On appeal, The Second Court noted that while the attorney-client privilege is generally waived by voluntary disclosure of the communication to another party, the privilege is not waived by disclosure of communications to a party that is engaged in a "common legal enterprise" with the holder of the privilege. Op at *12. According to the Court, the dispositive issue was "whether the Consortium's common interest with [the taxpayers] was of a sufficient legal character to prevent a waiver by the sharing of those communications." Id at *13. The Court held that it was.
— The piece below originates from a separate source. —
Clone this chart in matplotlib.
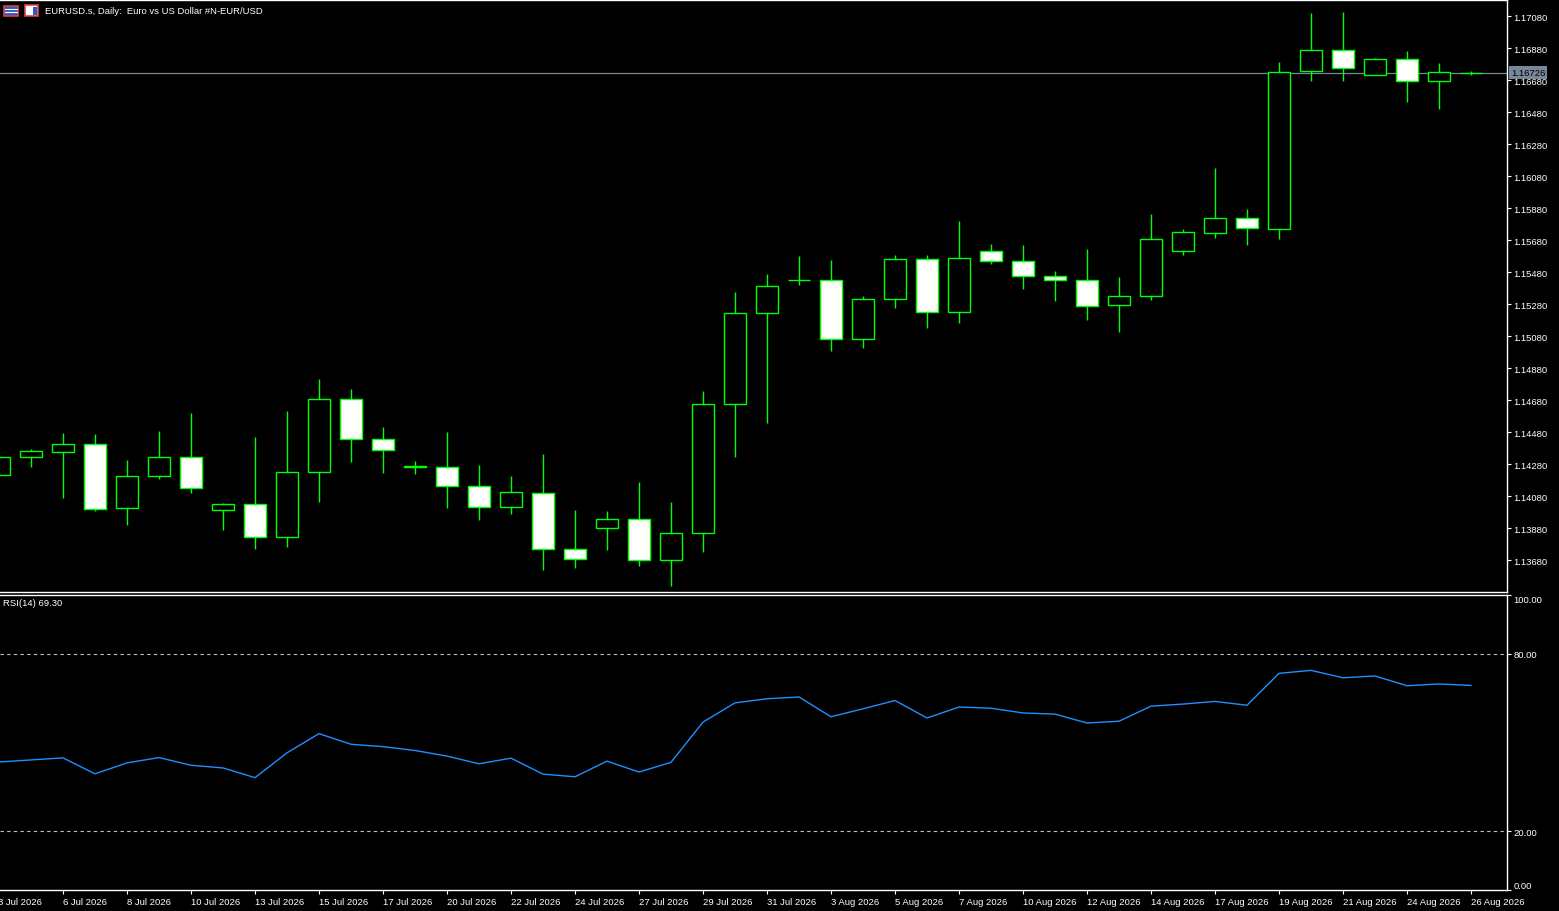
import matplotlib
matplotlib.use("Agg")
import matplotlib.pyplot as plt
import matplotlib.transforms as mtransforms
from matplotlib.patches import Rectangle
import numpy as np

# Daily bars, EURUSD.s
dates = ["3 Jul 2026", "", "6 Jul 2026", "", "8 Jul 2026", "", "10 Jul 2026", "",
         "13 Jul 2026", "", "15 Jul 2026", "", "17 Jul 2026", "", "20 Jul 2026", "",
         "22 Jul 2026", "", "24 Jul 2026", "", "27 Jul 2026", "", "29 Jul 2026", "",
         "31 Jul 2026", "", "3 Aug 2026", "", "5 Aug 2026", "", "7 Aug 2026", "",
         "10 Aug 2026", "", "12 Aug 2026", "", "14 Aug 2026", "", "17 Aug 2026", "",
         "19 Aug 2026", "", "21 Aug 2026", "", "24 Aug 2026", "", "26 Aug 2026"]

opens = [1.14213, 1.14326, 1.14357, 1.14403, 1.14007, 1.14207, 1.14322, 1.13991,
         1.14028, 1.13822, 1.14228, 1.14684, 1.14434, 1.14263, 1.14259, 1.14141,
         1.14009, 1.14097, 1.13747, 1.13878, 1.13934, 1.13678, 1.13847, 1.14653,
         1.15222, 1.15430, 1.15428, 1.15059, 1.15309, 1.15559, 1.15228, 1.15609,
         1.15547, 1.15453, 1.15428, 1.15272, 1.15328, 1.15609, 1.15722, 1.15816,
         1.15747, 1.16734, 1.16866, 1.16709, 1.16809, 1.16672, 1.16724]
highs = [1.14336, 1.14374, 1.14474, 1.14468, 1.14305, 1.14486, 1.14599, 1.14036,
         1.14449, 1.14611, 1.14811, 1.14749, 1.14511, 1.14299, 1.14480, 1.14274,
         1.14205, 1.14343, 1.13993, 1.13986, 1.14168, 1.14043, 1.14736, 1.15355,
         1.15468, 1.15580, 1.15555, 1.15328, 1.15586, 1.15586, 1.15799, 1.15655,
         1.15649, 1.15486, 1.15624, 1.15449, 1.15843, 1.15749, 1.16130, 1.15874,
         1.16793, 1.17099, 1.17105, 1.16818, 1.16861, 1.16786, 1.16736]
lows = [1.14205, 1.14263, 1.14068, 1.13988, 1.13901, 1.14188, 1.14101, 1.13869,
        1.13751, 1.13763, 1.14044, 1.14294, 1.14226, 1.14219, 1.14007, 1.13932,
        1.13969, 1.13619, 1.13632, 1.13743, 1.13644, 1.13519, 1.13732, 1.14326,
        1.14538, 1.15399, 1.14986, 1.15007, 1.15255, 1.15132, 1.15163, 1.15532,
        1.15376, 1.15301, 1.15182, 1.15107, 1.15307, 1.15588, 1.15694, 1.15651,
        1.15688, 1.16676, 1.16676, 1.16709, 1.16544, 1.16501, 1.16713]
closes = [1.14322, 1.14359, 1.14403, 1.14001, 1.14203, 1.14322, 1.14128, 1.14028,
          1.13822, 1.14228, 1.14684, 1.14434, 1.14366, 1.14265, 1.14141, 1.14009,
          1.14103, 1.13747, 1.13684, 1.13934, 1.13678, 1.13847, 1.14653, 1.15222,
          1.15391, 1.15433, 1.15059, 1.15309, 1.15559, 1.15228, 1.15566, 1.15547,
          1.15453, 1.15428, 1.15266, 1.15328, 1.15684, 1.15728, 1.15816, 1.15753,
          1.16728, 1.16866, 1.16753, 1.16809, 1.16672, 1.16728, 1.16726]

rsi = [43.4, 44.1, 44.8, 39.4, 43.1, 44.9, 42.3, 41.4, 38.1, 46.5, 53.0, 49.4,
       48.6, 47.3, 45.4, 42.8, 44.7, 39.3, 38.4, 43.7, 40.0, 43.3, 56.9, 63.4,
       64.8, 65.4, 58.7, 61.4, 64.2, 58.3, 62.0, 61.6, 60.0, 59.6, 56.6, 57.2,
       62.3, 63.0, 63.9, 62.6, 73.4, 74.4, 71.9, 72.5, 69.2, 69.8, 69.3]

price_ticks = np.arange(1.13680, 1.17081, 0.002)
rsi_ticks = [0, 20, 80, 100]
rsi_levels = [20, 80]

GREEN = "#00ff00"
W, H = 1559, 912

plt.rcParams['font.family'] = ['Liberation Sans', 'DejaVu Sans']
plt.rcParams['font.size'] = 6.8

fig = plt.figure(figsize=(W / 100, H / 100), dpi=100, facecolor="black")


def box(l, t, r, b):
    return [l / W, 1 - b / H, (r - l) / W, (b - t) / H]


ax = fig.add_axes(box(0, 0.7, 1507, 593))
ax_rsi = fig.add_axes(box(0, 595.7, 1507, 891.3))

x = np.arange(len(opens))
o, hi, lo, c = (np.array(v) for v in (opens, highs, lows, closes))
up = c >= o
xmin, xmax = 1 / 32, 1508 / 32

for a in (ax, ax_rsi):
    a.set_facecolor("black")
    a.set_xlim(xmin, xmax)
    for side in ("top", "right", "bottom"):
        a.spines[side].set_color("white")
        a.spines[side].set_linewidth(1.0)
    a.spines["left"].set_visible(False)
    a.yaxis.tick_right()
    a.tick_params(axis="y", colors="white", length=3, width=0.8, pad=1.5,
                  labelsize=6.8)

# candles
ax.axhline(closes[-1], color="#778899", lw=0.9, zorder=1)
ax.vlines(x, lo, hi, color=GREEN, lw=1.0, zorder=2)
ax.bar(x, np.maximum(np.abs(c - o), 0.00001), bottom=np.minimum(o, c), width=0.66,
       color=np.where(up, "black", "white"), edgecolor=GREEN, linewidth=1.0, zorder=3)
ax.set_ylim(1.13480, 1.17182)
ax.set_yticks(price_ticks)
ax.set_yticklabels([f"{v:.5f}" for v in price_ticks])
ax.set_xticks([])

trans = mtransforms.blended_transform_factory(ax.transAxes, ax.transData)
ax.text(1 + 4 / 1507, closes[-1], f"{closes[-1]:.5f}", transform=trans, ha="left",
        va="center", color="black", fontsize=6.8, clip_on=False, zorder=10,
        bbox=dict(facecolor="#778899", edgecolor="none", pad=1.2))

# RSI
ax_rsi.plot(x, rsi, color="#1e90ff", lw=1.0)
for lvl in rsi_levels:
    ax_rsi.axhline(lvl, color="#c0c0c0", lw=0.8, ls=(0, (3, 3)))
ax_rsi.set_ylim(0, 100)
ax_rsi.set_yticks(rsi_ticks)
ax_rsi.set_yticklabels([f"{v:.2f}" for v in rsi_ticks])
for lab in ax_rsi.get_yticklabels():
    if lab.get_text() == "100.00":
        lab.set_verticalalignment("top")
    elif lab.get_text() == "0.00":
        lab.set_verticalalignment("bottom")
ax_rsi.set_xticks(x[2::2])
ax_rsi.set_xticklabels(dates[2::2])
ax_rsi.tick_params(axis="x", colors="white", length=3, width=0.8, pad=1.5,
                   labelsize=6.8)
for lab in ax_rsi.get_xticklabels():
    lab.set_horizontalalignment("left")
# first bar sits just left of the visible area, its label is cut at the edge
fig.text(-2 / W, 1 - 903 / H, dates[0], color="white", fontsize=6.8,
         ha="left", va="center")

fig.text(3 / W, 1 - 604 / H, f"RSI(14) {rsi[-1]:.2f}", color="white", fontsize=6.8,
         ha="left", va="center")

# header
fig.text(45 / W, 1 - 11 / H, "EURUSD.s, Daily:  Euro vs US Dollar #N-EUR/USD",
         color="white", fontsize=6.8, ha="left", va="center")
fig.add_artist(Rectangle((4 / W, 1 - 17 / H), 14 / W, 10 / H, transform=fig.transFigure,
                         facecolor="#2a5cc8", edgecolor="#e04040", lw=1.2))
for yy in (10, 13):
    fig.add_artist(plt.Line2D([5 / W, 17 / W], [1 - yy / H, 1 - yy / H],
                              transform=fig.transFigure, color="white", lw=0.8))
fig.add_artist(Rectangle((25 / W, 1 - 17 / H), 13 / W, 11 / H, transform=fig.transFigure,
                         facecolor="white", edgecolor="#e04040", lw=1.2))
fig.add_artist(Rectangle((33 / W, 1 - 16 / H), 4 / W, 8 / H, transform=fig.transFigure,
                         facecolor="#2a5cc8", edgecolor="none"))

fig.savefig("out.png", dpi=100, facecolor="black")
At the outset, the Court made clear that parties may share a common legal interest even if there is no ongoing litigation at the time of the shared communications between the parties. Thus, the relevant issue for the Court was whether the communications were made in the course of an ongoing common enterprise and intended to further the enterprise. Analyzing the facts at issue, the Court determined that because of the threat of insolvency and default, the taxpayers and the bank consortium "had a strong common interest" in obtaining particular tax treatment of the refinancing and restructuring. Op. at *8-*9.

The Court determined that "[taxpayers] and the [bank consortium] could avoid this mutual financial disaster by cooperating in securing a particular tax treatment of a refinancing and restructuring. Securing that treatment would likely involve a legal encounter with the IRS." Id. at *14. Moreover, the Court found that the bank consortium "needed 'access to confidential tax information and analyses' to 'assess its credit exposure for potential tax liabilities'" of the Schaeffler Group's majority shareholder. Id at *15. Accordingly, both parties "had a strong common interest in the outcome of that legal encounter." Id. at *14. The Court also observed that no caselaw in the Second or other circuits compelled it to hold that the bank consortium's interest in the taxpayers' obtaining favorable tax treatment for the refinancing and restructuring transactions was not a sufficient common legal interest. Op at *18. Thus, "[a] financial interest of a party, no matter how large, does not preclude a court from finding a legal interest shared with another party where the legal aspects materially affect the financial interests." Id. In support of its reasoning, the Court noted that the bank consortium's legal interest was evidenced by how it "essentially insured" the taxpayers, including by extending credit and subordinating its debt, and retaining control over decisions by the Schaeffler Group's majority shareholder concerning the IRS, including whether to pay taxes, to sue for a refund or to settle. The Court then pointed to the fact that in an analogous context several courts outside of the Second Circuit have held that an insurer and an insured may maintain a common legal interest in the outcome of a litigation even if their defenses are not aligned. Id. at *18-*19.

C. Application of Work-Product Doctrine

The Second Circuit separately addressed the issue of whether the work-product doctrine applied to the Tax Memo and related documents, noting at the outset that the work-product immunity, if applicable, was not waived by sharing those documents with E&Y. Op at *17. The Court concluded that the District Court had erred and that the Tax Memo and related documents were protected by the work-product doctrine because they contained "legal analysis that falls squarely within [Hickman v. Taylor, 329 US 495 (1947)]'s area of primary concern-analysis that candidly discusses the attorney's litigation strategies [and] appraisal of likelihood of success." Id. at *25 (brackets in original).

Citing United States v. Adlman, 134 F.3d 1194 (2d Cir. 1998), the Court determined that work-product doctrine protected the documents because they were specifically aimed at addressing tax issues that may arise in an anticipated audit and subsequent litigation, including the strengths, weaknesses and likely outcomes of potential legal arguments. Op at *20. In analyzing Adlman, the Court drew a distinction between documents prepared or obtained "because of" the prospect of litigation, on the one hand, and documents created "irrespective of the litigation," on the other hand. Id. at *20-21 (internal citations omitted). Addressing the facts at hand, the Court found that the Tax Memo "was specifically aimed at addressing the urgent circumstances arising from the need for a refinancing and restructuring and was necessarily geared to an anticipated audit and subsequent litigation," which was "highly likely." Id. at *21

The Court further disagreed with the District Court's reasoning that E&Y would have been compelled by professional standards, tax laws and regulations to provide the same tax advice to the taxpayers even in the absence of anticipated litigation. Op. at *22-*23. Noting the level of detail contained in the Tax Memo, the Court rejected the notion that the taxpayers would have sought the same level of detail as part of an "annual routine tax return with no particular prospect of litigation." Id. at *23.

D. Looking Forward

The Schaeffler decision is significant because it clarifies the scope of the common interest privilege for communications involving accountants, lawyers and bankers in situations where they and their clients have a common commercial and legal interest in the tax consequences of a transaction. It also is a strong reaffirmation of the Hickman and Adlman work-product decisions and supports a liberal interpretation of what constitutes "anticipation of litigation" in the work-product context. Although the Second Court's analysis pertained to the specific facts in the case, the decision supports application of the work-product doctrine where the size, complexity and ambiguity of the tax treatment of the transaction heightens the likelihood of IRS scrutiny of the transaction.